Moreover, he notes, in recent months, a more professional Taliban has succeeded in making significant inroads by recruiting from non-Pashtun communities.
Dorronsoro argues that the current Coalition strategy of focusing its reinforcements in the South (Helmand and Kandahar) is risky to say the least. The lack of local Afghan institutions there will require a long term presence and therefore a need for even more reinforcements in the coming year.
Meanwhile, he says, the pace of Taliban progress in other provinces far outstrips the ability of the Coalition to stabilize the South. The Coalition should change the priorities of its current strategy, shifting resources to stop and reverse the Taliban’s progress in the North, while reinforcing and safeguarding the Kabul region or risk losing control of the entire country.
He makes some very pertinent points about the US strategy of killing Taliban commanders.

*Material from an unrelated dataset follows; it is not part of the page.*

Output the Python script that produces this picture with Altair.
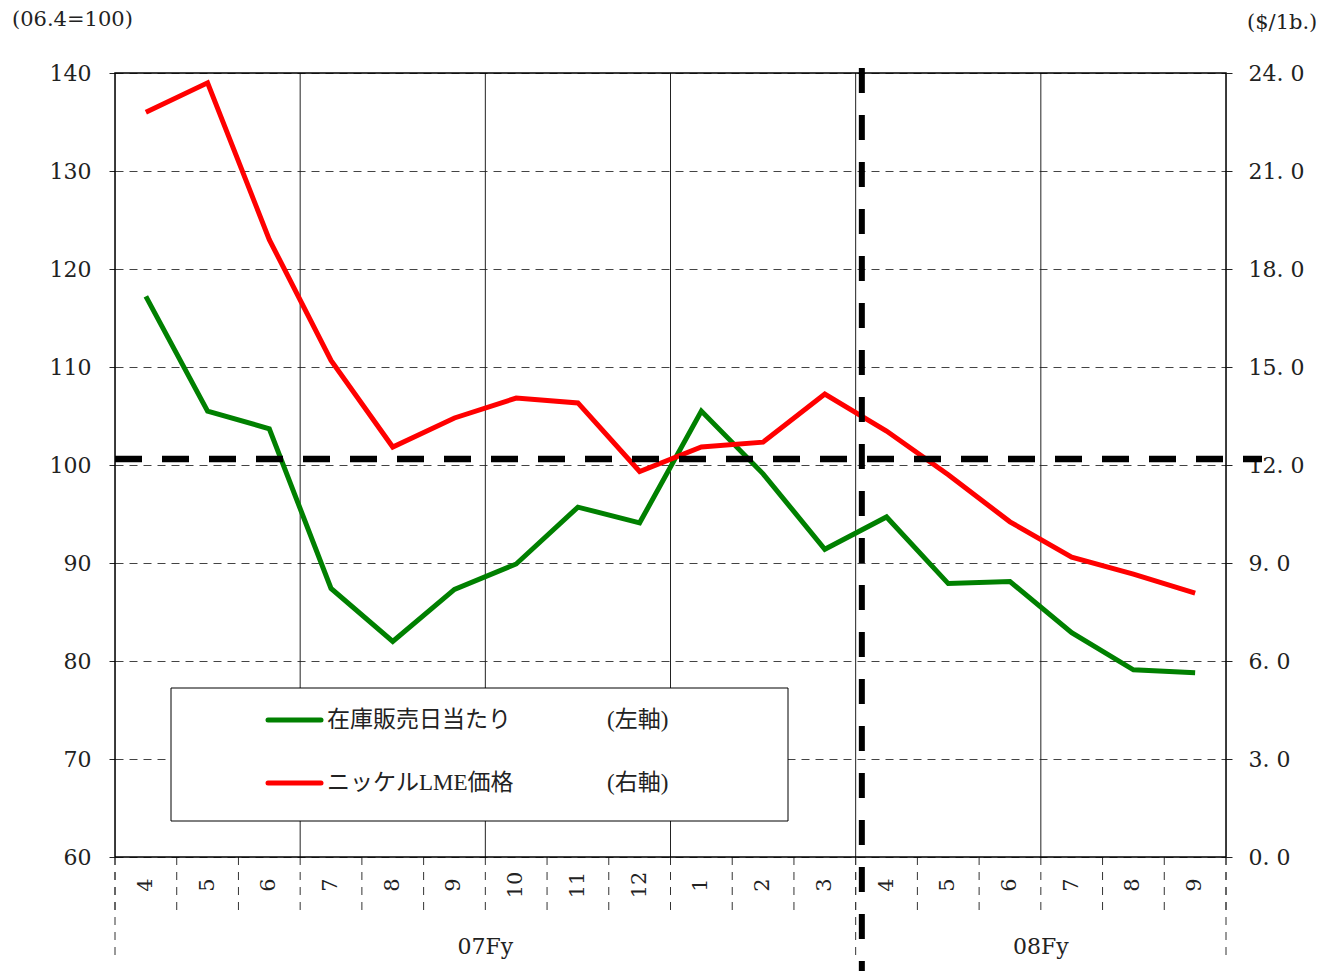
import altair as alt
import pandas as pd

months = ["4", "5", "6", "7", "8", "9", "10", "11", "12", "1", "2", "3",
          "4", "5", "6", "7", "8", "9"]
inventory = [117.2, 105.5, 103.7, 87.4, 82.0, 87.3, 89.9, 95.7, 94.1, 105.5,
             99.1, 91.4, 94.7, 87.9, 88.1, 82.9, 79.1, 78.8]
nickel = [22.8, 23.7, 18.9, 15.2, 12.55, 13.44, 14.05, 13.9, 11.8, 12.55,
          12.7, 14.17, 13.04, 11.7, 10.26, 9.18, 8.66, 8.08]
fy_labels = ["07Fy", "08Fy"]
fy_centers = [6, 15]
fy_bounds = [0, 12, 18]
quarter_bounds = [3, 6, 9, 12, 15]
ref_level = 100.6
fy_split = 12.1
legend_names = ["在庫販売日当たり", "ニッケルLME価格"]
legend_axes = ["(左軸)", "(右軸)"]

W, H = 1111, 784
SERIF = "DejaVu Serif, Noto Sans CJK JP"
LEGF = "Liberation Serif, Noto Sans CJK JP"

df = pd.DataFrame({
    "pos": [i + 0.5 for i in range(len(months))],
    "month": months,
    "inventory": inventory,
    "nickel": nickel,
})
bounds = pd.DataFrame({"b": list(range(len(months) + 1))})
fyb = pd.DataFrame({"b": fy_bounds})
qb = pd.DataFrame({"b": quarter_bounds})
fyl = pd.DataFrame({"c": fy_centers, "label": fy_labels})

xs = alt.Scale(domain=[0, 18], nice=False, zero=False)
yl = alt.Scale(domain=[60, 140], nice=False, zero=False)
yr = alt.Scale(domain=[0, 24], nice=False, zero=True)

base = alt.Chart(df)
one = "datum.pos < 1"

qgrid = alt.Chart(qb).mark_rule(color="#222", strokeWidth=1).encode(
    x=alt.X("b:Q", scale=xs, axis=None))

seps = alt.Chart(bounds).mark_rule(color="#333", strokeWidth=1, strokeDash=[8, 7]).encode(
    x=alt.X("b:Q", scale=xs, axis=None), y=alt.value(H), y2=alt.value(H + 53))
seps_long = alt.Chart(fyb).mark_rule(color="#333", strokeWidth=1, strokeDash=[8, 7]).encode(
    x=alt.X("b:Q", scale=xs, axis=None), y=alt.value(H), y2=alt.value(H + 100))

month_text = base.mark_text(font=SERIF, fontSize=21, angle=270, align="center",
                            baseline="middle", color="#222").encode(
    x=alt.X("pos:Q", scale=xs, axis=None), y=alt.value(H + 28), text="month:N")

fy_text = alt.Chart(fyl).mark_text(font=SERIF, fontSize=22, align="center",
                                   baseline="middle", color="#222").encode(
    x=alt.X("c:Q", scale=xs, axis=None), y=alt.value(H + 90), text="label:N")

green = base.mark_line(color="#008000", strokeWidth=5).encode(
    x=alt.X("pos:Q", scale=xs, axis=None),
    y=alt.Y("inventory:Q", scale=yl, axis=alt.Axis(
        orient="left", values=list(range(60, 141, 10)), title=None,
        grid=True, gridDash=[8, 6], gridColor="#444", gridWidth=1,
        labelFont=SERIF, labelFontSize=22, labelColor="#222", labelPadding=18,
        tickSize=6, tickColor="#222", domain=False)))

red = base.mark_line(color="#ff0000", strokeWidth=5).encode(
    x=alt.X("pos:Q", scale=xs, axis=None),
    y=alt.Y("nickel:Q", scale=yr, axis=alt.Axis(
        orient="right", values=[0, 3, 6, 9, 12, 15, 18, 21, 24], title=None,
        grid=False, labelExpr="replace(format(datum.value, '.1f'), '.', '. ')",
        labelFont=SERIF, labelFontSize=22, labelColor="#222", labelPadding=16,
        tickSize=6, tickColor="#222", domain=False)))

border = alt.Chart(df).mark_rect(fill=None, stroke="black", strokeWidth=1.5).encode(
    x=alt.value(0), x2=alt.value(W), y=alt.value(0), y2=alt.value(H)
).transform_filter(one)

href = alt.Chart(df).mark_rule(color="black", strokeWidth=6.5, strokeDash=[27, 20]).encode(
    y=alt.Y("r:Q", scale=yl, axis=None), x=alt.value(0), x2=alt.value(W + 36)
).transform_calculate(r=str(ref_level)).transform_filter(one)

vref = alt.Chart(df).mark_rule(color="black", strokeWidth=6, strokeDash=[25, 22]).encode(
    x=alt.X("v:Q", scale=xs, axis=None), y=alt.value(-5), y2=alt.value(H + 130)
).transform_calculate(v=str(fy_split)).transform_filter(one)

leg_box = alt.Chart(df).mark_rect(fill="white", stroke="black", strokeWidth=1).encode(
    x=alt.value(56), x2=alt.value(673), y=alt.value(615), y2=alt.value(748)
).transform_filter(one)

def leg_line(color, y):
    return alt.Chart(df).mark_rule(color=color, strokeWidth=5, strokeCap="round").encode(
        x=alt.value(153), x2=alt.value(206), y=alt.value(y)
    ).transform_filter(one)

def leg_text(txt, x, y, font=LEGF, size=23):
    return alt.Chart(df).mark_text(font=font, fontSize=size, align="left",
                                   baseline="middle", color="#222").encode(
        x=alt.value(x), y=alt.value(y), text=alt.value(txt)
    ).transform_filter(one)

title_l = leg_text("(06.4=100)", -103, -53, SERIF, 21)
title_r = leg_text("($/1b.)", 1132, -50, SERIF, 21)

chart = alt.layer(
    qgrid, seps, seps_long, month_text, fy_text,
    green, red, border,
    leg_box,
    leg_line("#008000", 647), leg_line("#ff0000", 710),
    leg_text(legend_names[0], 212, 647), leg_text(legend_axes[0], 492, 647),
    leg_text(legend_names[1], 212, 710), leg_text(legend_axes[1], 492, 710),
    href, vref, title_l, title_r,
).resolve_scale(y="independent").properties(
    width=W, height=H,
    autosize=alt.AutoSizeParams(type="none"),
    padding={"left": 107, "top": 65, "right": 94, "bottom": 114},
).configure_view(stroke=None, fill="#fcfcfc").configure(background="white")

chart.save("out.html", embed_options={"renderer": "svg", "actions": False})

"Ironically, the International Coalition is unwittingly helping the Taliban maintain its cohesion by killing those commanders in the field most capable of opposing the central shura. Prime examples are Mullah Akhtar Osmani, killed in December 2006, Mullah Berader in August 2007, and Mullah Dadullah in May 2007. Evidence of the resilient character of the Taliban’s structure is the fact that the International Coalition’s killing of major leaders and its battlefield victories have not reversed the Taliban’s momentum."

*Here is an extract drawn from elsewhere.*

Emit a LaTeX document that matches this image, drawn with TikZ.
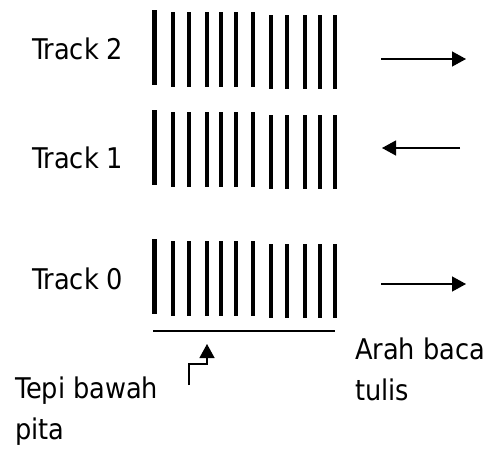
\documentclass[tikz,border=0pt]{standalone}
\usepackage{fontspec}
\setmainfont{DejaVu Sans Condensed}
\usetikzlibrary{arrows.meta}
\begin{document}
\begin{tikzpicture}[x=1pt,y=-1pt,
  lbl/.style={anchor=base west,inner sep=0pt,font=\fontsize{28.5}{40.5}\selectfont,align=left},
  bar/.style={line width=4.5pt},
  arr/.style={line width=1.3pt,-{Triangle[length=14pt,width=15pt]}}]
\useasboundingbox (0,0) rectangle (486,450);
% labels
\node[lbl] (t2) at (32,59) {Track 2};
\node[lbl] (t1) at (32,168) {Track 1};
\node[lbl] (t0) at (32,289) {Track 0};
\node[lbl] (arah) at (355,400) {Arah baca\\tulis};
\node[lbl] (tepi) at (15,439) {Tepi bawah\\pita};
% bars
\foreach \yy in {0,100,229}{
  \foreach \xx [count=\i] in {154.5,173,189,207,221,236,253,271,287,305,320,335}{
    \ifnum\i=1
      \draw[bar] (\xx,10+\yy) -- (\xx,85+\yy);
    \else\ifnum\i<8
      \draw[bar] (\xx,12+\yy) -- (\xx,87+\yy);
    \else
      \draw[bar] (\xx,15+\yy) -- (\xx,89+\yy);
    \fi\fi
  }
}
% tape bottom edge
\coordinate (e1) at (153,331);
\coordinate (e2) at (335,331);
\draw[line width=1.3pt] (e1) -- (e2);
% direction arrows
\coordinate (a2s) at (381,59);  \coordinate (a2e) at (466,59);
\coordinate (a1s) at (460,148); \coordinate (a1e) at (382,148);
\coordinate (a0s) at (381,284); \coordinate (a0e) at (466,284);
\draw[arr] (a2s) -- (a2e);
\draw[arr] (a1s) -- (a1e);
\draw[arr] (a0s) -- (a0e);
% elbow arrow
\coordinate (p1) at (189,385);
\coordinate (p2) at (207,344);
\draw[arr] (p1) |- (207,364) -- (p2);
\end{tikzpicture}
\end{document}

The Taliban, says Dorronsoro, has created a sophisticated communications apparatus that "routinely outperforms the coalition in the contest to dominate public perceptions of the war in Afghanistan.” He says they build on the growing discontent of Afghans through a relatively sophisticated propaganda apparatus, which employs radio, video, and night letters to devastating effect. Videos, made in as-Sahab, the Taliban’s media center in Quetta, Pakistan, are readily available. This is certainly accurate, as I can attest myself. Last summer I came across Taliban videos being circulated by mobile phone around Kabul.
Backing up research by the Afghan organisation Cooperation for Peace and Unity (see my previous blogs on their research), Dorronsoro says that the main driver of the insurgency is not the political programme of the Islamist radicals, but local conflicts (many of which have an ethnic component) that have been allowed to flourish through government inaction, incompetence and corruption.
There is much to recommend Dorronsoro's analysis. Unfortunately, it would appear that battle lines have been drawn and that a re-emphasis on the North would now look like a defeat. We are reminded of one of the oldest laws of warfare - know your enemy.